#### Task statement:
Give the data below again exactly as it stands. Omit the pictures.

#### Supplied information:

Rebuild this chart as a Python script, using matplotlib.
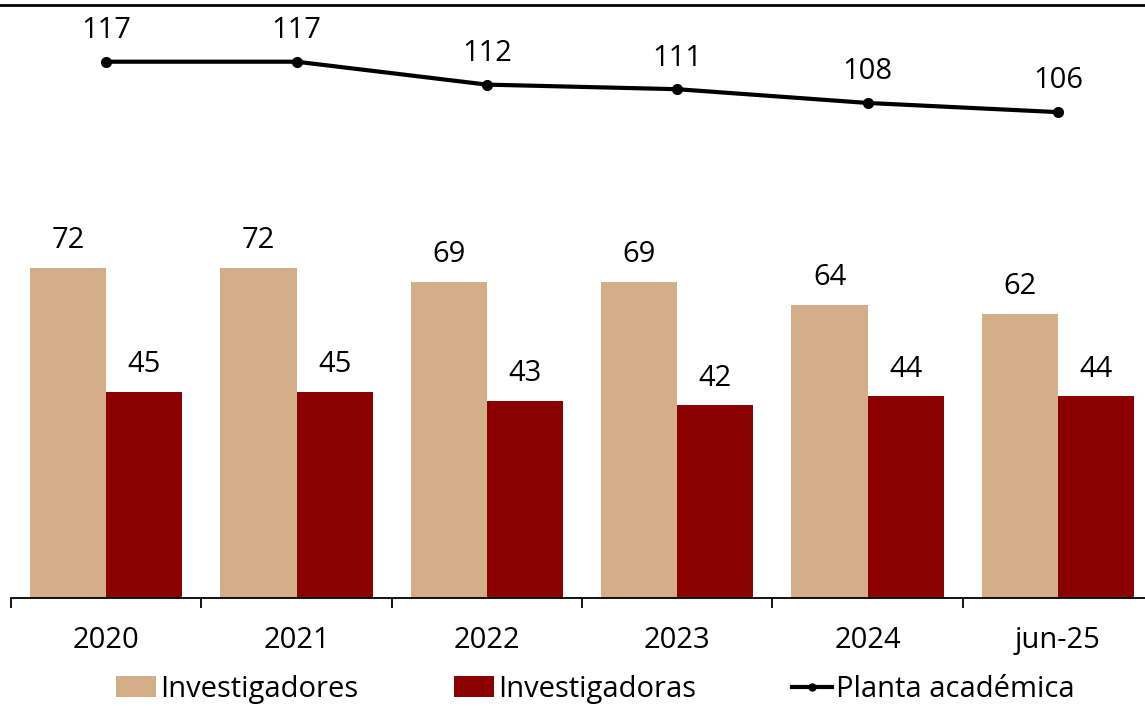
import numpy as np
import matplotlib
matplotlib.use('Agg')
import matplotlib.pyplot as plt
from matplotlib.lines import Line2D
from matplotlib.patches import Patch

plt.rcParams['font.family'] = ['Open Sans', 'DejaVu Sans']

categorias = ['2020', '2021', '2022', '2023', '2024', 'jun-25']
investigadores = [72, 72, 69, 69, 64, 62]
investigadoras = [45, 45, 43, 42, 44, 44]
planta = [117, 117, 112, 111, 108, 106]

c_hombres = '#D3AE88'
c_mujeres = '#8B0000'
fs = 21

fig = plt.figure(figsize=(11.45, 7.06), dpi=100)
ax = fig.add_axes([11 / 1145, 0.153, 1134 / 1145, 0.844])

x = np.arange(len(categorias))
w = 0.4
ax.bar(x - w / 2, investigadores, width=w, color=c_hombres, zorder=2)
ax.bar(x + w / 2, investigadoras, width=w, color=c_mujeres, zorder=2)
ax.plot(x, planta, color='black', linewidth=3, marker='o', markersize=7, zorder=3)

for xi, v in zip(x, investigadores):
    ax.annotate(f'{v}', xy=(xi - w / 2, v), xytext=(0, 9), textcoords='offset points',
                ha='center', va='bottom', fontsize=fs)
for xi, v in zip(x, investigadoras):
    ax.annotate(f'{v}', xy=(xi + w / 2, v), xytext=(0, 9), textcoords='offset points',
                ha='center', va='bottom', fontsize=fs)
for xi, v in zip(x, planta):
    ax.annotate(f'{v}', xy=(xi, v), xytext=(0, 12), textcoords='offset points',
                ha='center', va='bottom', fontsize=fs)

ax.set_yticks([])
for s in ['left', 'right', 'top']:
    ax.spines[s].set_visible(False)
ax.spines['bottom'].set_linewidth(1.3)

ax.set_xticks(x)
ax.set_xticklabels(categorias, fontsize=fs)
ax.set_xticks(np.arange(-0.5, len(categorias), 1.0), minor=True)
ax.tick_params(axis='x', which='major', length=0, pad=20.5)
ax.tick_params(axis='x', which='minor', length=7, width=1.3, direction='out')
# limits after ticks (set_xticks would widen them)
ax.set_xlim(-0.5, 5.457)
ax.set_ylim(0, 130)

# línea superior
fig.add_artist(Line2D([0, 1], [1 - 5 / 706, 1 - 5 / 706], transform=fig.transFigure,
                      color='black', linewidth=2))

handles = [
    Patch(facecolor=c_hombres, label='Investigadores'),
    Patch(facecolor=c_mujeres, label='Investigadoras'),
    Line2D([], [], color='black', linewidth=3, marker='o', markersize=5, label='Planta académica'),
]
fig.legend(handles=handles, loc='lower center', bbox_to_anchor=(0.520, -0.034), ncol=3,
           frameon=False, fontsize=fs, handlelength=1.35, handletextpad=0.15,
           columnspacing=3.3)

fig.savefig('out.png', dpi=100)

#### Output below:
Rebuild this chart as a Python script, using matplotlib.
import numpy as np
import matplotlib
matplotlib.use('Agg')
import matplotlib.pyplot as plt
from matplotlib.lines import Line2D
from matplotlib.patches import Patch

plt.rcParams['font.family'] = ['Open Sans', 'DejaVu Sans']

categorias = ['2020', '2021', '2022', '2023', '2024', 'jun-25']
investigadores = [72, 72, 69, 69, 64, 62]
investigadoras = [45, 45, 43, 42, 44, 44]
planta = [117, 117, 112, 111, 108, 106]

c_hombres = '#D3AE88'
c_mujeres = '#8B0000'
fs = 21

fig = plt.figure(figsize=(11.45, 7.06), dpi=100)
ax = fig.add_axes([11 / 1145, 0.153, 1134 / 1145, 0.844])

x = np.arange(len(categorias))
w = 0.4
ax.bar(x - w / 2, investigadores, width=w, color=c_hombres, zorder=2)
ax.bar(x + w / 2, investigadoras, width=w, color=c_mujeres, zorder=2)
ax.plot(x, planta, color='black', linewidth=3, marker='o', markersize=7, zorder=3)

for xi, v in zip(x, investigadores):
    ax.annotate(f'{v}', xy=(xi - w / 2, v), xytext=(0, 9), textcoords='offset points',
                ha='center', va='bottom', fontsize=fs)
for xi, v in zip(x, investigadoras):
    ax.annotate(f'{v}', xy=(xi + w / 2, v), xytext=(0, 9), textcoords='offset points',
                ha='center', va='bottom', fontsize=fs)
for xi, v in zip(x, planta):
    ax.annotate(f'{v}', xy=(xi, v), xytext=(0, 12), textcoords='offset points',
                ha='center', va='bottom', fontsize=fs)

ax.set_yticks([])
for s in ['left', 'right', 'top']:
    ax.spines[s].set_visible(False)
ax.spines['bottom'].set_linewidth(1.3)

ax.set_xticks(x)
ax.set_xticklabels(categorias, fontsize=fs)
ax.set_xticks(np.arange(-0.5, len(categorias), 1.0), minor=True)
ax.tick_params(axis='x', which='major', length=0, pad=20.5)
ax.tick_params(axis='x', which='minor', length=7, width=1.3, direction='out')
# limits after ticks (set_xticks would widen them)
ax.set_xlim(-0.5, 5.457)
ax.set_ylim(0, 130)

# línea superior
fig.add_artist(Line2D([0, 1], [1 - 5 / 706, 1 - 5 / 706], transform=fig.transFigure,
                      color='black', linewidth=2))

handles = [
    Patch(facecolor=c_hombres, label='Investigadores'),
    Patch(facecolor=c_mujeres, label='Investigadoras'),
    Line2D([], [], color='black', linewidth=3, marker='o', markersize=5, label='Planta académica'),
]
fig.legend(handles=handles, loc='lower center', bbox_to_anchor=(0.520, -0.034), ncol=3,
           frameon=False, fontsize=fs, handlelength=1.35, handletextpad=0.15,
           columnspacing=3.3)

fig.savefig('out.png', dpi=100)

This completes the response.